Start
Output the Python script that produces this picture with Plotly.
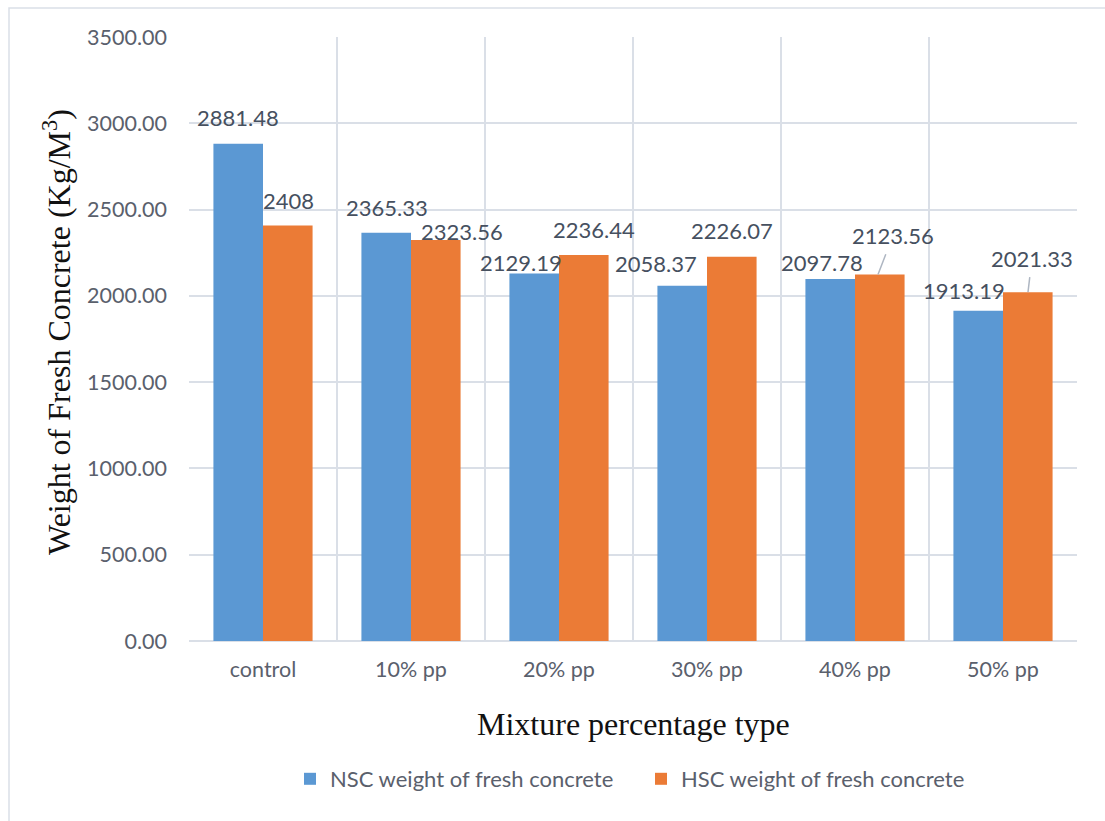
import plotly.graph_objects as go

# Mixture types and measured fresh-concrete weights (kg/m3)
categories = ["control", "10% pp", "20% pp", "30% pp", "40% pp", "50% pp"]
nsc_weight = [2881.48, 2365.33, 2129.19, 2058.37, 2097.78, 1913.19]
hsc_weight = [2408, 2323.56, 2236.44, 2226.07, 2123.56, 2021.33]
y_ticks = [0, 500, 1000, 1500, 2000, 2500, 3000, 3500]

series_names = ["NSC weight of fresh concrete", "HSC weight of fresh concrete"]

BLUE = "#5b98d3"
ORANGE = "#eb7b36"
GRID = "#dadfe7"
LABEL = "#46505f"
TICK = "#5a606c"
SANS = "Lato, 'Open Sans', sans-serif"
SERIF = "'Liberation Serif', 'Times New Roman', serif"

fig = go.Figure()
fig.add_trace(go.Bar(x=categories, y=nsc_weight, name=series_names[0],
                     marker=dict(color=BLUE, line=dict(width=0)), legend="legend"))
fig.add_trace(go.Bar(x=categories, y=hsc_weight, name=series_names[1],
                     marker=dict(color=ORANGE, line=dict(width=0)), legend="legend2"))

# Value-label placement per bar: (x shift px, y shift px above bar top)
nsc_offsets = [(-25, 26), (-24, 25), (-38, 11), (-51, 22), (-33, 16), (-39, 20)]
hsc_offsets = [(25, 25), (51, 9), (35, 26), (25, 26), (38, 38), (29, 35)]
# Labels that are connected to their bar by a leader line: index -> (anchor x shift, dx, dy)
hsc_leaders = {4: (23, 15, -39), 5: (25, 4, -34)}

LABEL_FONT = dict(family=SANS, size=22, color=LABEL)

annotations = []
for i, (cat, v) in enumerate(zip(categories, nsc_weight)):
    dx, dy = nsc_offsets[i]
    annotations.append(dict(x=cat, y=v, xref="x", yref="y", text=f"{v:g}",
                            showarrow=False, xshift=dx, yshift=dy, yanchor="middle",
                            font=LABEL_FONT))
for i, (cat, v) in enumerate(zip(categories, hsc_weight)):
    if i in hsc_leaders:
        sx, ax, ay = hsc_leaders[i]
        annotations.append(dict(x=cat, y=v, xref="x", yref="y", text=f"{v:g}",
                                showarrow=True, arrowhead=0, arrowwidth=1.5,
                                arrowcolor="#aeb6c2", ax=ax, ay=ay, xshift=sx,
                                standoff=0, startstandoff=4, font=LABEL_FONT))
    else:
        dx, dy = hsc_offsets[i]
        annotations.append(dict(x=cat, y=v, xref="x", yref="y", text=f"{v:g}",
                                showarrow=False, xshift=dx, yshift=dy, yanchor="middle",
                                font=LABEL_FONT))

# Axis titles
annotations.append(dict(text="Mixture percentage type", xref="paper", yref="paper",
                        x=(633 - 189) / 888, y=(641 - 724) / 604, showarrow=False,
                        xanchor="center", yanchor="middle",
                        font=dict(family=SERIF, size=32, color="#111111")))
annotations.append(dict(text="Weight of Fresh Concrete (Kg/M<sup>3</sup>)", xref="paper",
                        yref="paper", x=(57 - 189) / 888, y=(641 - 332) / 604,
                        showarrow=False, textangle=-90, xanchor="center", yanchor="middle",
                        font=dict(family=SERIF, size=32, color="#111111")))

# Outer chart frame
shapes = [dict(type="rect", xref="paper", yref="paper",
               x0=(9 - 189) / 888, x1=(1112 - 189) / 888,
               y0=(641 - 830) / 604, y1=(641 - 8) / 604,
               line=dict(color=GRID, width=1.5), fillcolor="rgba(0,0,0,0)", layer="below")]

legend_style = dict(orientation="h", xanchor="left", yanchor="middle",
                    y=(641 - 779) / 604, bgcolor="rgba(0,0,0,0)",
                    font=dict(family=SANS, size=22, color=TICK))

fig.update_layout(
    width=1105, height=821,
    margin=dict(l=189, r=28, t=37, b=180),
    paper_bgcolor="white", plot_bgcolor="white",
    barmode="group", bargap=0.33, bargroupgap=0,
    showlegend=True,
    legend=dict(x=(290 - 189) / 888, **legend_style),
    legend2=dict(x=(641 - 189) / 888, **legend_style),
    annotations=annotations,
    shapes=shapes,
    xaxis=dict(type="category", tickson="boundaries", showgrid=True,
               gridcolor=GRID, gridwidth=1.8, ticks="", showline=False,
               ticklabelstandoff=13,
               tickfont=dict(family=SANS, size=21.5, color=TICK)),
    yaxis=dict(range=[0, 3500], tickvals=y_ticks, tickformat=".2f",
               showgrid=True, gridcolor=GRID, gridwidth=1.8,
               zeroline=True, zerolinecolor=GRID, zerolinewidth=1.8,
               ticks="", ticklabelstandoff=21,
               tickfont=dict(family=SANS, size=21.5, color=TICK)),
)

fig.write_html("out.html")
End
→ Objective:
Exactly how many lines contain "that"? State the number and nothing else.

→ Solution for this task:
2